After noticing a trend during the match, I asked Jake Nerwinski, as a back who’s had success playing crosses into the box from wide areas in the past, why it seemed so many of those types of crosses were left unclaimed. (For reference, the Whitecaps completed just 3 of their 8 crosses, all of which were completed by Ali Adnan). Jake gave what I thought was an insightful response.
“Tonight was a bit different, Yordy’s not a big presence and their two centre backs are well over six feet. I think we need to figure out how to cut the ball back and play the ball low so players like Yordy, PC and Venuto can get on the end of those crosses.”
It seems as though the Whitecaps may have benefited from employing this tactic more often than they did during the match. With the tallest player in the front three (before the addition of Ardaiz) standing just 5’8”, it appeared as though far too many balls gave the Whitecaps forwards a nearly impossible task against the Union’s towering central defenders - and this often led to a breakdown in the Whitecaps attack.
Last but not least, a few of my favourite soundbites of the night came from the Whitecaps lone goal-scorer, Doneil Henry.
Doneil is the Whitecaps’ leading goal scorer on the year (with two goals so far), and this is also his his first MLS season with multiple goals.
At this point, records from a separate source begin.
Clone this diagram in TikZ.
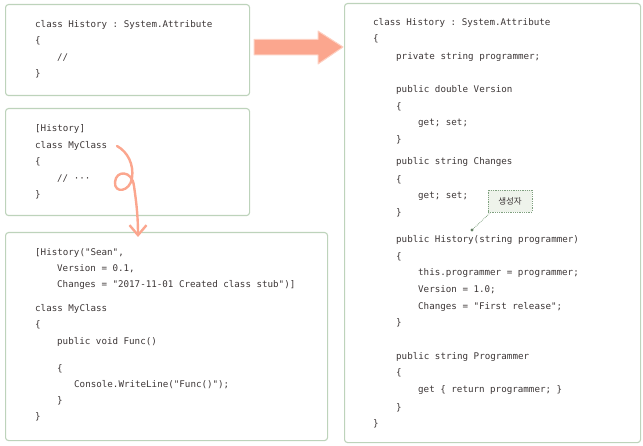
\documentclass[tikz,border=0pt]{standalone}
\usepackage{fontspec}
\setmonofont{DejaVu Sans Mono}
\newfontfamily\kofont{Noto Sans CJK KR}
\usetikzlibrary{arrows.meta,calc}

\definecolor{codetext}{HTML}{3C3636}
\definecolor{boxline}{HTML}{BDD3BB}
\definecolor{salmon}{HTML}{FBA68E}
\definecolor{salmonlight}{HTML}{FDD0C2}
\definecolor{notefill}{HTML}{EEF3EB}
\definecolor{noteline}{HTML}{7FA07F}

\begin{document}
\begin{tikzpicture}[x=1pt,y=-1pt,
    code box/.style={draw=boxline,line width=1.1pt,rounded corners=3pt,anchor=north west,inner sep=0pt},
    code line/.style={anchor=base west,inner sep=0pt,text=codetext,font=\ttfamily\fontsize{9.2}{11}\selectfont},
    note/.style={draw=noteline,densely dotted,fill=notefill,line width=0.8pt,minimum width=44pt,minimum height=22pt,inner sep=0pt,text=codetext,font=\kofont\fontsize{8.5}{10}\selectfont},
    curly/.style={draw=salmon,line width=2.4pt,line cap=round,-{Straight Barb[length=10pt,width=17pt,line width=2.4pt]}}]
    \useasboundingbox (0,0) rectangle (643,446);

    % the four code boxes
    \node[code box,minimum width=244pt,minimum height=91pt] (attr) at (5,4) {};
    \node[code box,minimum width=244pt,minimum height=107pt] (use) at (5,108) {};
    \node[code box,minimum width=322pt,minimum height=208pt] (named) at (5,232) {};
    \node[code box,minimum width=296pt,minimum height=439pt] (full) at (344,3) {};

    % lines of code
    \foreach \x/\y/\t [count=\i] in {
        35/28/{class History : System.Attribute},
        35/44/\{,
        57/61/{//},
        35/77/\}}
        \node[code line] (a\i) at (\x,\y) {\t};

    \foreach \x/\y/\t [count=\i] in {
        35/132/{[History]},
        35/149/{class MyClass},
        35/165/\{,
        57/182/{// ···},
        35/198/\}}
        \node[code line] (u\i) at (\x,\y) {\t};

    \foreach \x/\y/\t [count=\i] in {
        35/256/{[History("Sean",},
        57/272/{Version = 0.1,},
        57/288/{Changes = "2017-11-01 Created class stub")]},
        35/312/{class MyClass},
        35/328/\{,
        57/345/{public void Func()},
        57/372/\{,
        74/388/{Console.WriteLine("Func()");},
        57/404/\},
        35/420/\}}
        \node[code line] (n\i) at (\x,\y) {\t};

    \foreach \x/\y/\t [count=\i] in {
        373/26/{class History : System.Attribute},
        373/42/\{,
        396/60/{private string programmer;},
        396/93/{public double Version},
        396/110/\{,
        418/126/{get; set;},
        396/143/\},
        396/165/{public string Changes},
        396/183/\{,
        418/199/{get; set;},
        396/216/\},
        396/243/{public History(string programmer)},
        396/260/\{,
        418/276/{this.programmer = programmer;},
        418/293/{Version = 1.0;},
        418/310/{Changes = "First release";},
        396/326/\},
        396/360/{public string Programmer},
        396/376/\{,
        418/393/{get \{ return programmer; \}},
        396/410/\},
        373/426/\}}
        \node[code line] (f\i) at (\x,\y) {\t};

    % fat arrow between the attribute boxes
    \coordinate (tail) at (254,47);
    \coordinate (tip) at (343,47);
    \filldraw[fill=salmon,draw=salmonlight,line width=1pt,line join=round]
        ($(tail)+(0,-7.5)$) -- ($(tip)+(-25,-7.5)$) -- ($(tip)+(-25,-16)$) -- (tip)
        -- ($(tip)+(-25,17)$) -- ($(tip)+(-25,8)$) -- ($(tail)+(0,8)$) -- cycle;

    % curly arrow down to the named-argument box
    \coordinate (cstart) at (117,146);
    \coordinate (cend) at (138,237);
    \draw[curly] (cstart) .. controls (128,152) and (134,165) .. (132,178)
        .. controls (130,192) and (114,194) .. (115,182)
        .. controls (116,170) and (132,170) .. (134,186)
        .. controls (136,200) and (138,215) .. (cend);

    % constructor note
    \node[note] (ctor) at (510,201) {생성자};
    \coordinate (ctordot) at (472,230);
    \draw[noteline,densely dotted,line width=0.8pt] (ctor.south west) ++(3,0) -- (ctordot);
    \fill[noteline!80!black] (ctordot) circle (1.6pt);
\end{tikzpicture}
\end{document}
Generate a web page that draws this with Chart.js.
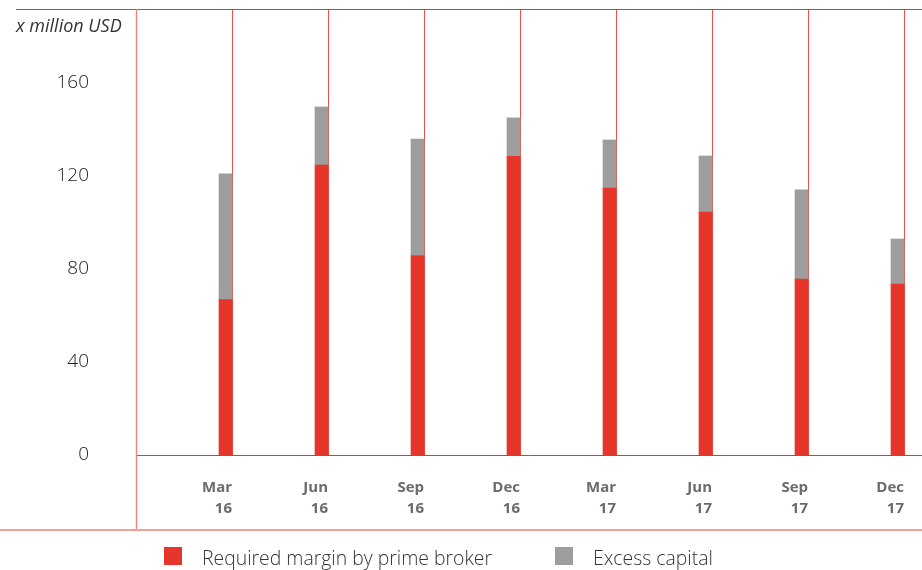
<!DOCTYPE html>
<html>
<head>
<meta charset="utf-8">
<script src="https://cdn.jsdelivr.net/npm/chart.js@4/dist/chart.umd.min.js"></script>
<style>
  html, body { margin: 0; padding: 0; background: #fff; }
  #wrap { width: 922px; height: 570px; position: relative; }
</style>
</head>
<body>
<div id="wrap"><canvas id="c" width="922" height="570"></canvas></div>
<script>
// Quarter-end labels (month, year)
const quarters = [['Mar', '16'], ['Jun', '16'], ['Sep', '16'], ['Dec', '16'],
                  ['Mar', '17'], ['Jun', '17'], ['Sep', '17'], ['Dec', '17']];
// x million USD
const requiredMargin = [66.8, 124.7, 85.8, 128.5, 114.8, 104.5, 75.7, 73.5];
const excessCapital  = [54.1, 25.0, 50.1, 16.5, 20.7, 24.1, 38.3, 19.4];
const yTicks = [0, 40, 80, 120, 160];
const seriesNames = ['Required margin by prime broker', 'Excess capital'];
const RED = '#e6352a';
const GREY = '#9d9d9d';

const asPoints = vals => vals.map((v, i) => ({ x: i + 1, y: v }));

// Bars sit against the right-hand gridline of their quarter
const rightAlignBars = {
  id: 'rightAlignBars',
  afterDatasetsUpdate(chart) {
    chart.data.datasets.forEach((ds, di) => {
      chart.getDatasetMeta(di).data.forEach(el => { el.x = el.x - el.width / 2; });
    });
  }
};

const frame = {
  id: 'frame',
  beforeDatasetsDraw(chart) {
    const { ctx, chartArea: a } = chart;
    ctx.save();
    // top rule
    ctx.strokeStyle = '#e8352a'; ctx.lineWidth = 1;
    ctx.beginPath(); ctx.moveTo(16, 9.5); ctx.lineTo(922, 9.5); ctx.stroke();
    // left rule
    ctx.strokeStyle = '#f2867f'; ctx.lineWidth = 1.5;
    ctx.beginPath(); ctx.moveTo(a.left + 0.5, 9); ctx.lineTo(a.left + 0.5, 530); ctx.stroke();
    // bottom rule
    ctx.strokeStyle = '#f4a09a'; ctx.lineWidth = 2;
    ctx.beginPath(); ctx.moveTo(0, 530); ctx.lineTo(922, 530); ctx.stroke();
    ctx.restore();
  },
  afterDraw(chart) {
    const { ctx } = chart;
    ctx.save();
    ctx.fillStyle = '#333';
    ctx.font = 'italic 400 18px "Open Sans"';
    ctx.textBaseline = 'alphabetic';
    ctx.textAlign = 'left';
    ctx.fillText('x million USD', 16, 32);
    // legend
    const items = chart.data.datasets.map(ds => ({ label: ds.label, color: ds.backgroundColor }));
    const boxX = [164, 555];
    ctx.font = '300 19.4px "Open Sans"';
    items.forEach((it, i) => {
      ctx.fillStyle = it.color;
      ctx.fillRect(boxX[i], 547, 18, 18);
      ctx.fillStyle = '#333';
      ctx.fillText(it.label, boxX[i] + 38, 565);
    });
    ctx.restore();
  }
};

new Chart(document.getElementById('c'), {
  type: 'bar',
  data: {
    datasets: [
      { label: seriesNames[0], data: asPoints(requiredMargin), backgroundColor: RED, stack: 's', barThickness: 13 },
      { label: seriesNames[1], data: asPoints(excessCapital), backgroundColor: GREY, stack: 's', barThickness: 13 }
    ]
  },
  options: {
    responsive: false,
    animation: false,
    layout: { padding: { top: 10, right: 0, bottom: 40, left: 0 } },
    plugins: { legend: { display: false }, tooltip: { enabled: false } },
    scales: {
      x: {
        type: 'linear',
        stacked: true,
        offset: false,
        min: 0,
        max: 8.1875,
        afterBuildTicks(s) { s.ticks = quarters.map((q, i) => ({ value: i + 1 })); },
        afterFit(s) { s.height = 75; s.paddingLeft = 0; s.paddingRight = 0; },
        grid: { display: true, offset: false, drawTicks: false, color: '#ee5047', lineWidth: 1 },
        border: { display: true, color: '#e8352a', width: 1 },
        ticks: {
          autoSkip: false, maxRotation: 0, align: 'end', padding: 22,
          color: '#6b6b6b',
          font: { family: 'Open Sans', size: 15, weight: 'bold', lineHeight: 1.4 },
          callback: v => quarters[v - 1] || ''
        }
      },
      y: {
        stacked: true,
        min: 0,
        max: 191.4,
        afterBuildTicks(s) { s.ticks = yTicks.map(v => ({ value: v })); },
        afterFit(s) { s.width = 136; s.paddingTop = 0; s.paddingBottom = 0; },
        grid: { display: false, drawTicks: false },
        border: { display: false },
        ticks: {
          padding: 47,
          color: '#222',
          font: { family: 'Open Sans', size: 19, weight: 300 }
        }
      }
    }
  },
  plugins: [rightAlignBars, frame]
});
</script>
</body>
</html>
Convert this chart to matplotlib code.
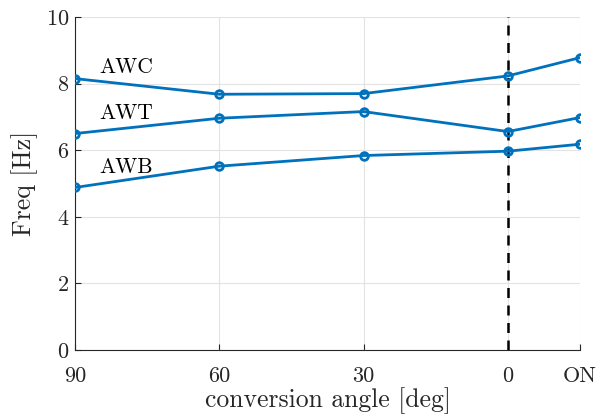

After being asked if his recent goal scoring form was unexpected, his response was perfect:
“No, I’m playing consistent, so keep expecting more of this.”
A few moments later, when Doneil was asked about going up against Kei Kamara next week, the defender was quick to crack a joke:
“I’m not feeding into Kei’s ego right now (laughs), that’s my brother”
While the tone in BC Place was undoubtably one of disappointment and frustration on Saturday afternoon post-match, it seems clear that the Whitecaps believe this was a performance they can build on this week in training and carry with them to the away fixture in Colorado on Friday night. The question is, can it translate to balls in the back of the net?